* _EXERCISE AIM_:
Take the lines from the one with "Write a LaTeX" through the one with "(T4) at (654,234)", both ends kept, and reproduce them exactly without the pictures.
□ □ □
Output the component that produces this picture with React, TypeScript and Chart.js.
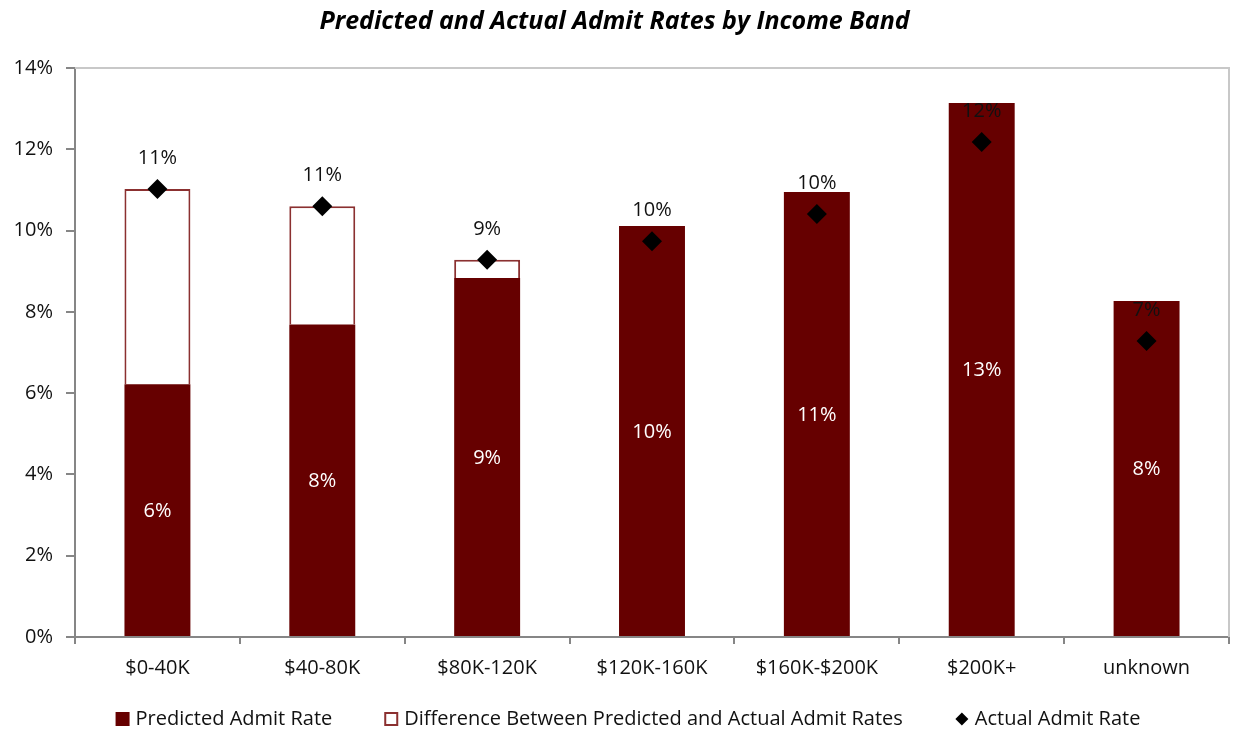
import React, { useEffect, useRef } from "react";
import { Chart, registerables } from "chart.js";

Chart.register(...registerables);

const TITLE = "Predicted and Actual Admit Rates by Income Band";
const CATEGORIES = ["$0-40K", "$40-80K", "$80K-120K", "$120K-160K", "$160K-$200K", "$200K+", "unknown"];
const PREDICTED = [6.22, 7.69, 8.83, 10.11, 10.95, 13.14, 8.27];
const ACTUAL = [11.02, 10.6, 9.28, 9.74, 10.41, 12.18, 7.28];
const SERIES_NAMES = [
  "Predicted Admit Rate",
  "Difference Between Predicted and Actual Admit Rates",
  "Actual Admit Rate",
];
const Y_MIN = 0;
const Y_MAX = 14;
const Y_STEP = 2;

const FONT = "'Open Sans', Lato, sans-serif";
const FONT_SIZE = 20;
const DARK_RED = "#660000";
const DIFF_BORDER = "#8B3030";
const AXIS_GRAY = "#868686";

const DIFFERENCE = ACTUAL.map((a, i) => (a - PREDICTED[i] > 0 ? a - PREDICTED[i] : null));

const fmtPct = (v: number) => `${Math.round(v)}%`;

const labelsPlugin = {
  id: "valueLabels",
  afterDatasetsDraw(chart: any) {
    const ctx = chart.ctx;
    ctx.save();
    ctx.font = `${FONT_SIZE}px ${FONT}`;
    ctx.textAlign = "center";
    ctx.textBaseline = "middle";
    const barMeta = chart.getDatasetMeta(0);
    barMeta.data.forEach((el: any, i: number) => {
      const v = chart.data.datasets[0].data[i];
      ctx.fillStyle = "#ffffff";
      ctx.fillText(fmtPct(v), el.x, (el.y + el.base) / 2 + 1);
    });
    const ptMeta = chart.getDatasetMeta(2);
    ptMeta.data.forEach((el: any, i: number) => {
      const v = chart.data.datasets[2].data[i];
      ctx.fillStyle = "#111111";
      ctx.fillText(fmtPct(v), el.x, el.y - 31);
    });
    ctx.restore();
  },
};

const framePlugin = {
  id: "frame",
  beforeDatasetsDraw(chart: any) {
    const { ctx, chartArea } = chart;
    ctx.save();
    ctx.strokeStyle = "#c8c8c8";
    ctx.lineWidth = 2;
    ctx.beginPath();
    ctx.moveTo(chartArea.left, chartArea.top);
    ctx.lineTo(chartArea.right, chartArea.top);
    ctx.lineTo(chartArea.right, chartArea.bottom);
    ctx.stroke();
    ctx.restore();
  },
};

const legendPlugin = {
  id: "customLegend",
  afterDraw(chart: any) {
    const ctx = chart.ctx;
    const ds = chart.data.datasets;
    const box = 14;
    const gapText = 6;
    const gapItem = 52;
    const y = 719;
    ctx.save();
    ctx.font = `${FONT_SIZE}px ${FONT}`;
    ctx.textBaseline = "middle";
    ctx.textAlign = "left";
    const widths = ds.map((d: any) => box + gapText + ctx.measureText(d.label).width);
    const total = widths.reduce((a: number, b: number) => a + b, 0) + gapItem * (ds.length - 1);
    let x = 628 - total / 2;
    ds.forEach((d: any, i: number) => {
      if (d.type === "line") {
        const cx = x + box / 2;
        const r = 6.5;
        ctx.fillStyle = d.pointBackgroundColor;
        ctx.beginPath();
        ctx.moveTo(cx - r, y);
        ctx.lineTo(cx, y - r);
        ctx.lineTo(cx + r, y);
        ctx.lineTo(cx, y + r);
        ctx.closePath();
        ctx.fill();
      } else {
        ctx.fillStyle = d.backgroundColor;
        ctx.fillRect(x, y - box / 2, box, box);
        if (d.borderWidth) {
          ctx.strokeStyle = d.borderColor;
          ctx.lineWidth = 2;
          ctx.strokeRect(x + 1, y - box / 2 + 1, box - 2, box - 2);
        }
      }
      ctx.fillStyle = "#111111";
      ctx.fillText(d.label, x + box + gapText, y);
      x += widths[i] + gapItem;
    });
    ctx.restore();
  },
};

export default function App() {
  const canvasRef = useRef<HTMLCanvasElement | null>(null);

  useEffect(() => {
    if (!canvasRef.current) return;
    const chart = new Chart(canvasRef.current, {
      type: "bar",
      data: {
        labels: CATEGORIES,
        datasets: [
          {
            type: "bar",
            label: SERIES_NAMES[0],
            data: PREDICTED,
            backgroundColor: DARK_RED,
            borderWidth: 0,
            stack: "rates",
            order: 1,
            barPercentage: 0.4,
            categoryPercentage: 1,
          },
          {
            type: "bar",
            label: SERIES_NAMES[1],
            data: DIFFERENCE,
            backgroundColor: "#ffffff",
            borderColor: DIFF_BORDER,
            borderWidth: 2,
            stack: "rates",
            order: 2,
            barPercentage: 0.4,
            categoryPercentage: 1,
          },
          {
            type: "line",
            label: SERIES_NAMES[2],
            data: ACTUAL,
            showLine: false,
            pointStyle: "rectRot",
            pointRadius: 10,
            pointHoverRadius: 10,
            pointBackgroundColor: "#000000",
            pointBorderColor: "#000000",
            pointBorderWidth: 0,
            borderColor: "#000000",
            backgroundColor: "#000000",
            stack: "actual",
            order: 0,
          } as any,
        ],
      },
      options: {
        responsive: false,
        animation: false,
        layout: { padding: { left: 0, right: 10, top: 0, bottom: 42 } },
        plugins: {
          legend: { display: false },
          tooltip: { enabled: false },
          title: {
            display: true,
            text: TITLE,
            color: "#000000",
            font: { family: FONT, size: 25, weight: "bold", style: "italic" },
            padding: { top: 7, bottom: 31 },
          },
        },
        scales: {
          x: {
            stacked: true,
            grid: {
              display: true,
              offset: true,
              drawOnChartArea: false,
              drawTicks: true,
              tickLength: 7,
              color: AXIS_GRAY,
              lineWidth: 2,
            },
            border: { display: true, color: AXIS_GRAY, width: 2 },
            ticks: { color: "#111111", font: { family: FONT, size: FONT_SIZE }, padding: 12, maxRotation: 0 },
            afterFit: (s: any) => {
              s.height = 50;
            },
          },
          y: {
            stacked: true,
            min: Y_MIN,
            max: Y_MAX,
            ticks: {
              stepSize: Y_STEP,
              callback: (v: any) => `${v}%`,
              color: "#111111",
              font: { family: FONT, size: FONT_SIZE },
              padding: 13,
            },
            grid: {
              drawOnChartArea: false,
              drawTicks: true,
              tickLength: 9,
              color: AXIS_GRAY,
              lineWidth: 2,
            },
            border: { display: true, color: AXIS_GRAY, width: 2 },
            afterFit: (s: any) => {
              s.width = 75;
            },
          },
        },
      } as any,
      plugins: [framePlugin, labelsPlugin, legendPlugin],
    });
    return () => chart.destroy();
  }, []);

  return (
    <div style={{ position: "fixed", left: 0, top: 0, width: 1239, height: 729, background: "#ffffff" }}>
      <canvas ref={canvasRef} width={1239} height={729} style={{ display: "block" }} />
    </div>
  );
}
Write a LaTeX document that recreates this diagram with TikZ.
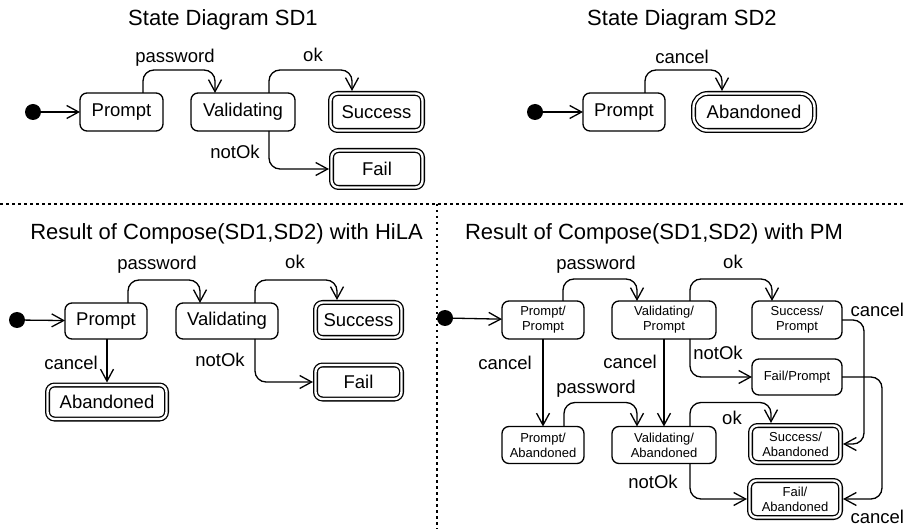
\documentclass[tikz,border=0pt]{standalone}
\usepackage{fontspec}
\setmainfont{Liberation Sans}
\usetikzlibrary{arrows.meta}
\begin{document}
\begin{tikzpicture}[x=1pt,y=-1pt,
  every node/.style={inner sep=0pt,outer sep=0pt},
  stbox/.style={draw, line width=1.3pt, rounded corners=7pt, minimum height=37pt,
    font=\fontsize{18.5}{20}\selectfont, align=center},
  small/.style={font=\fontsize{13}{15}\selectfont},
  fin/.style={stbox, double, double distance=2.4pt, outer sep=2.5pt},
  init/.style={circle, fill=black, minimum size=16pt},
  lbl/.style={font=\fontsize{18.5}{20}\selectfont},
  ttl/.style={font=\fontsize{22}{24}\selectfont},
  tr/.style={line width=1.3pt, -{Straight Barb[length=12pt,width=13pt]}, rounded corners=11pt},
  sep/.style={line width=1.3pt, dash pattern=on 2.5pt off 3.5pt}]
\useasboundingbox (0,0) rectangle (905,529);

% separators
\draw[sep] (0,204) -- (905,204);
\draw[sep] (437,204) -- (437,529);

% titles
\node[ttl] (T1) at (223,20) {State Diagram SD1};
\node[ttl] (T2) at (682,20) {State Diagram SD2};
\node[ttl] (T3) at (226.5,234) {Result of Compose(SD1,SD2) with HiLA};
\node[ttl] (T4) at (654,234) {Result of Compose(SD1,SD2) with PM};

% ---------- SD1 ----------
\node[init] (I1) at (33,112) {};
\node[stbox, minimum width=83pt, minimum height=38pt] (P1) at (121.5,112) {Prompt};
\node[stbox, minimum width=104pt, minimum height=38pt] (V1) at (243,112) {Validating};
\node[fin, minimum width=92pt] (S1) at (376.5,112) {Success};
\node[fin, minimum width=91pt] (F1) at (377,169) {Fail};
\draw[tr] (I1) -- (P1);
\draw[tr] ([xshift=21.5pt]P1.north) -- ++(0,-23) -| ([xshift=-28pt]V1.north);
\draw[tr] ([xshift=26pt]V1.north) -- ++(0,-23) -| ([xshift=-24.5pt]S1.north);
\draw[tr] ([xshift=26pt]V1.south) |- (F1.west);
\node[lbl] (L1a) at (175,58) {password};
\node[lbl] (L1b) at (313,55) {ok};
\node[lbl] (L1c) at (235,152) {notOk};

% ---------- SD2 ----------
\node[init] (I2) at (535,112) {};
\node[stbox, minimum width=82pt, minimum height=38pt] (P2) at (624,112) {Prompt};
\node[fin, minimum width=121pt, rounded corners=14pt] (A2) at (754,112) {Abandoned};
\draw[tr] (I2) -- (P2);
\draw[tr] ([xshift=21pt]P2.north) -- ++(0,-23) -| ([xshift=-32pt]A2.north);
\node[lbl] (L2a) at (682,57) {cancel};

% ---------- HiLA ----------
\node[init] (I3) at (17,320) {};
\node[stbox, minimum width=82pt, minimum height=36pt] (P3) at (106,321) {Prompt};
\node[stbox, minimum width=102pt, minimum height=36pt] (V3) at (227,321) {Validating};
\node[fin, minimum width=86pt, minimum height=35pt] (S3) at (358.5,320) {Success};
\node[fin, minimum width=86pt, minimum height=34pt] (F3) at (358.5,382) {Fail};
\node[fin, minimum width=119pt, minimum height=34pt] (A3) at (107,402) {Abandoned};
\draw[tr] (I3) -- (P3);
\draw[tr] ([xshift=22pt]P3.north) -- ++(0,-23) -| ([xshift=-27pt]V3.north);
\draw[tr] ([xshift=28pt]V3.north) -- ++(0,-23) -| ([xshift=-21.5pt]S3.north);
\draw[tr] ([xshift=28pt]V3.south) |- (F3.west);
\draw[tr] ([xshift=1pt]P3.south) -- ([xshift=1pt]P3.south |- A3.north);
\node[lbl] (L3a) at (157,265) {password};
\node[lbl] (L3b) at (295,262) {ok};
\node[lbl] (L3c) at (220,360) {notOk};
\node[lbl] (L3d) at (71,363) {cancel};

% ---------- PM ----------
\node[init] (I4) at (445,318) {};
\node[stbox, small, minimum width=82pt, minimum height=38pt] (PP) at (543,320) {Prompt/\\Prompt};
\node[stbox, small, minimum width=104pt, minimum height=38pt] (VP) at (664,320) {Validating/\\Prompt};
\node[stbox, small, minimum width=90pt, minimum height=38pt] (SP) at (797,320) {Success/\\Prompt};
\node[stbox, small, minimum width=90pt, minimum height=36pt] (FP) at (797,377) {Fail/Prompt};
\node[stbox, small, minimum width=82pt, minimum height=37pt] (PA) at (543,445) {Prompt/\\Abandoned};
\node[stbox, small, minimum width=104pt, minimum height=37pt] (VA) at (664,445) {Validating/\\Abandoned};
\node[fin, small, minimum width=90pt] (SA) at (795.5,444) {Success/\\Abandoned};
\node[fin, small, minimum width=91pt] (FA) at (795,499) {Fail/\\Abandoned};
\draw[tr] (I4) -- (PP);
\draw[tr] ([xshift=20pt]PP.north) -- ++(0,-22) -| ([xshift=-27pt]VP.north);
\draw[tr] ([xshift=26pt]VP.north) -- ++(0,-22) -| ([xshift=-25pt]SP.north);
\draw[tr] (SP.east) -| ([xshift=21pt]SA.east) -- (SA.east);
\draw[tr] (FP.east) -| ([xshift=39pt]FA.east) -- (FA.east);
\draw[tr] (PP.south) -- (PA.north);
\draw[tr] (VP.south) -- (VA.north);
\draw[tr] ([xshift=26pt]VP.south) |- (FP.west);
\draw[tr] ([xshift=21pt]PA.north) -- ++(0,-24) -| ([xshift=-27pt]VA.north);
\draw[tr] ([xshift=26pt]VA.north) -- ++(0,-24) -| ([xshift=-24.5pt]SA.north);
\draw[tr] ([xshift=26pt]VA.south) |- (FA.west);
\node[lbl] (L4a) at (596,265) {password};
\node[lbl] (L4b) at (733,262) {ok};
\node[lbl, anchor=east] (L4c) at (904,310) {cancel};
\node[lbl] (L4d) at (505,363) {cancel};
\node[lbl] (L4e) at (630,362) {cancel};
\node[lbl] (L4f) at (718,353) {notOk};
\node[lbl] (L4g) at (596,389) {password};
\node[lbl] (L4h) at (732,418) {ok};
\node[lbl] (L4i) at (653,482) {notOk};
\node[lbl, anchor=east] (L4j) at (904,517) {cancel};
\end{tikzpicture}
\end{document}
□ □ □
* _EXPECTED ANSWER_:
Write a LaTeX document that recreates this diagram with TikZ.
\documentclass[tikz,border=0pt]{standalone}
\usepackage{fontspec}
\setmainfont{Liberation Sans}
\usetikzlibrary{arrows.meta}
\begin{document}
\begin{tikzpicture}[x=1pt,y=-1pt,
  every node/.style={inner sep=0pt,outer sep=0pt},
  stbox/.style={draw, line width=1.3pt, rounded corners=7pt, minimum height=37pt,
    font=\fontsize{18.5}{20}\selectfont, align=center},
  small/.style={font=\fontsize{13}{15}\selectfont},
  fin/.style={stbox, double, double distance=2.4pt, outer sep=2.5pt},
  init/.style={circle, fill=black, minimum size=16pt},
  lbl/.style={font=\fontsize{18.5}{20}\selectfont},
  ttl/.style={font=\fontsize{22}{24}\selectfont},
  tr/.style={line width=1.3pt, -{Straight Barb[length=12pt,width=13pt]}, rounded corners=11pt},
  sep/.style={line width=1.3pt, dash pattern=on 2.5pt off 3.5pt}]
\useasboundingbox (0,0) rectangle (905,529);

% separators
\draw[sep] (0,204) -- (905,204);
\draw[sep] (437,204) -- (437,529);

% titles
\node[ttl] (T1) at (223,20) {State Diagram SD1};
\node[ttl] (T2) at (682,20) {State Diagram SD2};
\node[ttl] (T3) at (226.5,234) {Result of Compose(SD1,SD2) with HiLA};
\node[ttl] (T4) at (654,234) {Result of Compose(SD1,SD2) with PM};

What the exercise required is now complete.